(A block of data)
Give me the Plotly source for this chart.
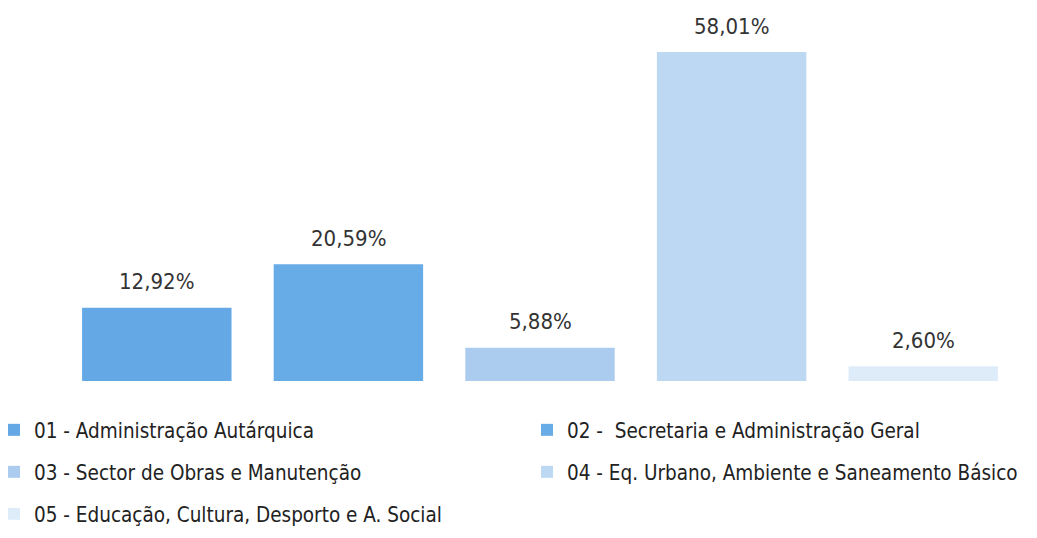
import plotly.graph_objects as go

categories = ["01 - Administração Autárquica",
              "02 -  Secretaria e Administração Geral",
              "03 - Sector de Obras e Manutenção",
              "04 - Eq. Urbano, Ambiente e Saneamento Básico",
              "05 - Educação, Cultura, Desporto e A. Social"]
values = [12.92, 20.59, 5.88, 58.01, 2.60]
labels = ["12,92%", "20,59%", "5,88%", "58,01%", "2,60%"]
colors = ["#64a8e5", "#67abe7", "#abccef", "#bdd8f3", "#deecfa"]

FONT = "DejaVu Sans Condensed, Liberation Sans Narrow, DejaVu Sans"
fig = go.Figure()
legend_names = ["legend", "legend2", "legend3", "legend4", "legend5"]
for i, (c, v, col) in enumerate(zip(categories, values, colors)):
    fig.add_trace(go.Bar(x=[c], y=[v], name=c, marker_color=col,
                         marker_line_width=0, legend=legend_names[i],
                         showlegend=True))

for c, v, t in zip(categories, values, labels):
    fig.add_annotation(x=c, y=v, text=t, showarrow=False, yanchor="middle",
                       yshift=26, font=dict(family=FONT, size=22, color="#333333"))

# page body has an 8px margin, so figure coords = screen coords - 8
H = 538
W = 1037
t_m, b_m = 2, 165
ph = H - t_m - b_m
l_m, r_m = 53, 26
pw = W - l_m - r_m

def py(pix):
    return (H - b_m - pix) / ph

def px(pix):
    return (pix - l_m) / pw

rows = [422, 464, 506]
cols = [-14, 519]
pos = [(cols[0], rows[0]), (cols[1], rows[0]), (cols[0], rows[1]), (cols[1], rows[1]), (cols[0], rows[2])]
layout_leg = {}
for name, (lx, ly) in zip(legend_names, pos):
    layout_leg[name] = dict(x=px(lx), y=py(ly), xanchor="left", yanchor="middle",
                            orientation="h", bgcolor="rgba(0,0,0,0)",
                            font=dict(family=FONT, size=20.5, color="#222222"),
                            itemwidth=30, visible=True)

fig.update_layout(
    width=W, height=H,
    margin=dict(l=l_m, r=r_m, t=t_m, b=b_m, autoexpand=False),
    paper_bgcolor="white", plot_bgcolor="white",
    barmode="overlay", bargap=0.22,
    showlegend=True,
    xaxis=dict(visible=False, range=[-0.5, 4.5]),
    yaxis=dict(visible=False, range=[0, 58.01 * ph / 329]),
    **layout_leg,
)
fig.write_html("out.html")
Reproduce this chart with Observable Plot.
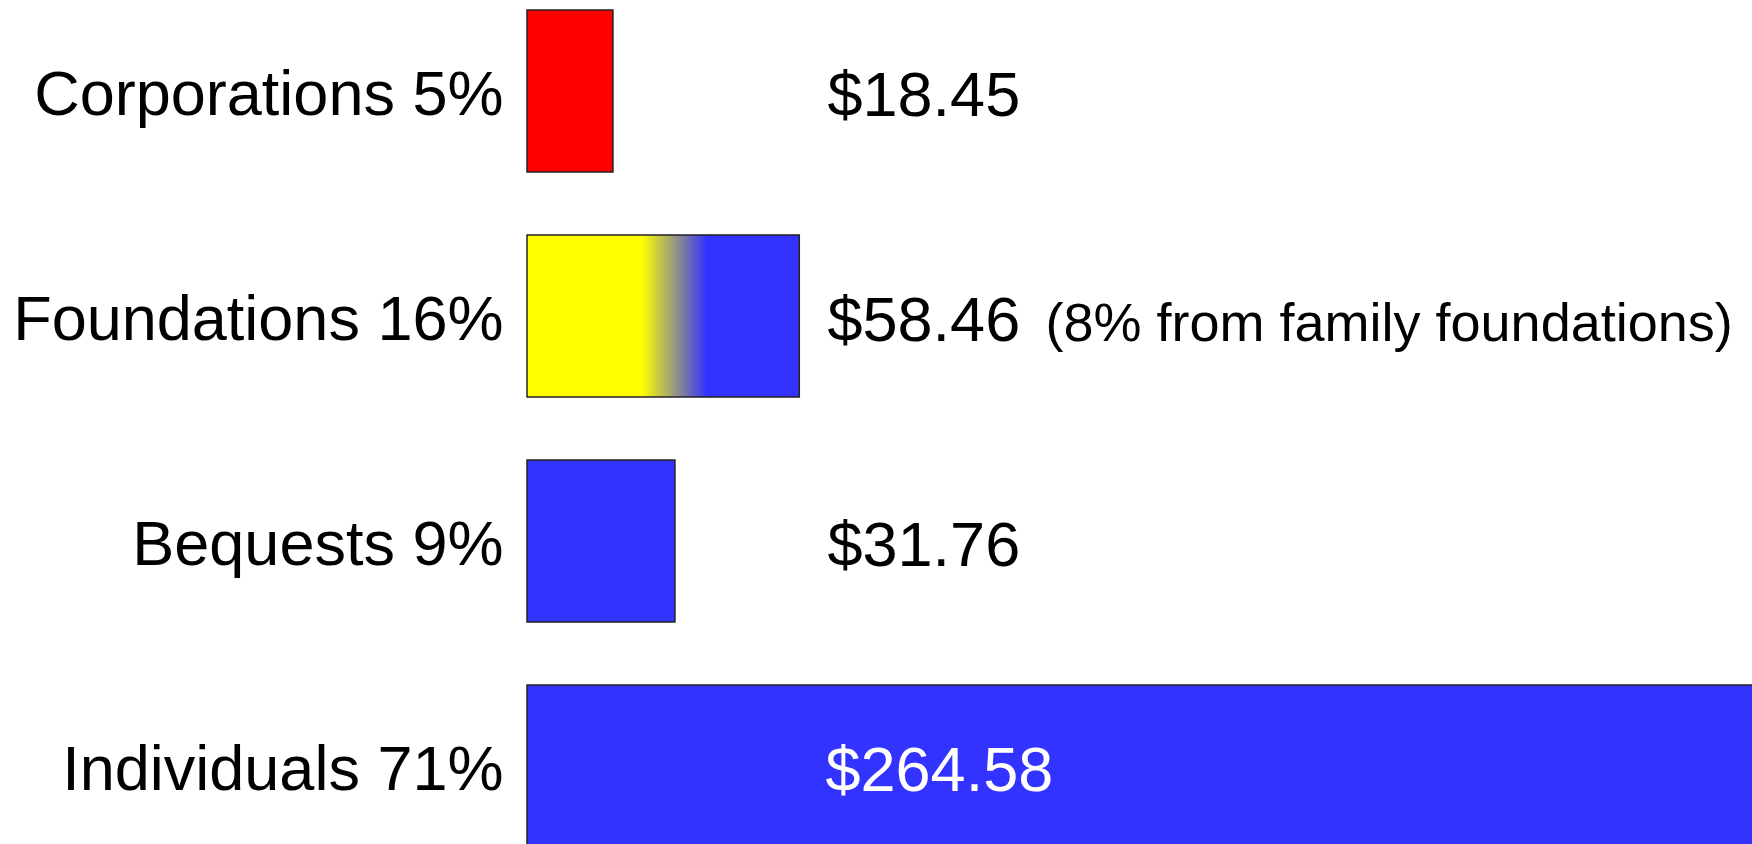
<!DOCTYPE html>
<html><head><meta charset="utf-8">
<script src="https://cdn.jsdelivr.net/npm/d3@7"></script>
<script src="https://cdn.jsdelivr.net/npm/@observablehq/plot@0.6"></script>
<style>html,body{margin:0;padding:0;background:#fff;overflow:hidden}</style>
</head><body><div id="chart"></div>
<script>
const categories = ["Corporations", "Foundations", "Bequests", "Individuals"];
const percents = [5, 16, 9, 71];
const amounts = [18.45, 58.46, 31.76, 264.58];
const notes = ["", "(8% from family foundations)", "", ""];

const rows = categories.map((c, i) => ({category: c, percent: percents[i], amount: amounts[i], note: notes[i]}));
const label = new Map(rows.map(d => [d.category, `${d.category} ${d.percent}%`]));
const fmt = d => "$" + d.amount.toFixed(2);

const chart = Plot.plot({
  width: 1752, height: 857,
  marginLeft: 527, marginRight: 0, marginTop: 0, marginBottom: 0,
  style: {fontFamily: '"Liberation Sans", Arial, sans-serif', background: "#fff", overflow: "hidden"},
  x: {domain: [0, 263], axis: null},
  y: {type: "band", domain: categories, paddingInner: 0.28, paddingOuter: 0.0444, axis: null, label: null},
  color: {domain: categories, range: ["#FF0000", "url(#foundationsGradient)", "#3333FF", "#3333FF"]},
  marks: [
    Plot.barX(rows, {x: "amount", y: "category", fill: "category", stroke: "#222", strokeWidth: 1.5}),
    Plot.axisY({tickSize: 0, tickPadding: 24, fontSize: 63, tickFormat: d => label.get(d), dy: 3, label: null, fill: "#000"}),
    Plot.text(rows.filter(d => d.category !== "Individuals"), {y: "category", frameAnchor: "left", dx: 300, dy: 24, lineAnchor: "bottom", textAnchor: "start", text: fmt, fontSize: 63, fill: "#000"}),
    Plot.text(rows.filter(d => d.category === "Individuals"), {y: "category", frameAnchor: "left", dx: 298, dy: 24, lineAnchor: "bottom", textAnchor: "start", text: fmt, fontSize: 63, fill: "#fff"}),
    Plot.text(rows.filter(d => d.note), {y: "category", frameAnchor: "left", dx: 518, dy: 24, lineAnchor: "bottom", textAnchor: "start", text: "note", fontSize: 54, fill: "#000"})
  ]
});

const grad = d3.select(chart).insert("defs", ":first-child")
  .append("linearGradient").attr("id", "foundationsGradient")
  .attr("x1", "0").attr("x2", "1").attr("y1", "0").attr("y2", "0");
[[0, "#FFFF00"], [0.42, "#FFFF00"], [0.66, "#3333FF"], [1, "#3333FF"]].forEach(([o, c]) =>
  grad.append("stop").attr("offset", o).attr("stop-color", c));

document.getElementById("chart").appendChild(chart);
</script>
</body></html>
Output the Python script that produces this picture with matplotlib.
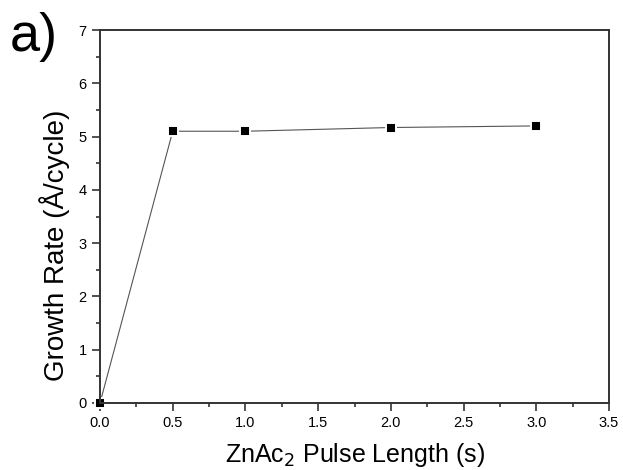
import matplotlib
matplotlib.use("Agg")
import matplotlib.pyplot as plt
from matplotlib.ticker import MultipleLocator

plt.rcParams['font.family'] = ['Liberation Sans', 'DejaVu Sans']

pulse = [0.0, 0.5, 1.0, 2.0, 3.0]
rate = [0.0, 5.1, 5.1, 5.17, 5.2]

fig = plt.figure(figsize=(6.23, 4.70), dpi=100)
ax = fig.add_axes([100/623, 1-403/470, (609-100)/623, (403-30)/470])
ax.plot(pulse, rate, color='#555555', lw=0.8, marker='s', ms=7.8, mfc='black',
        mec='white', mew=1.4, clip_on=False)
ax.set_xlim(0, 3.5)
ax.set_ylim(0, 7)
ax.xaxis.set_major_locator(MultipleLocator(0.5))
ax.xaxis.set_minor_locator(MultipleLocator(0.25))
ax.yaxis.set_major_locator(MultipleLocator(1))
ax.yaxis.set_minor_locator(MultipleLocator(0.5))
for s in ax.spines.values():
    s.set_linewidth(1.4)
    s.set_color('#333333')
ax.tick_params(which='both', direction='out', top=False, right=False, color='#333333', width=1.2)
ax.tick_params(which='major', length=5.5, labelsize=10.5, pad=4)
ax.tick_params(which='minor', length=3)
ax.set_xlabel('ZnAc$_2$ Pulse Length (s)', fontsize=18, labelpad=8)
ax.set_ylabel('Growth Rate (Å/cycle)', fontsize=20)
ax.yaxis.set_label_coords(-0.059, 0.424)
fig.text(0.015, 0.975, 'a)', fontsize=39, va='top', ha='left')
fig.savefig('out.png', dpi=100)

* **What the task asks**
Look through the records and gather every line containing "matplotlib".

* **Complete output**
Output the Python script that produces this picture with matplotlib.
import matplotlib
matplotlib.use("Agg")
import matplotlib.pyplot as plt
from matplotlib.ticker import MultipleLocator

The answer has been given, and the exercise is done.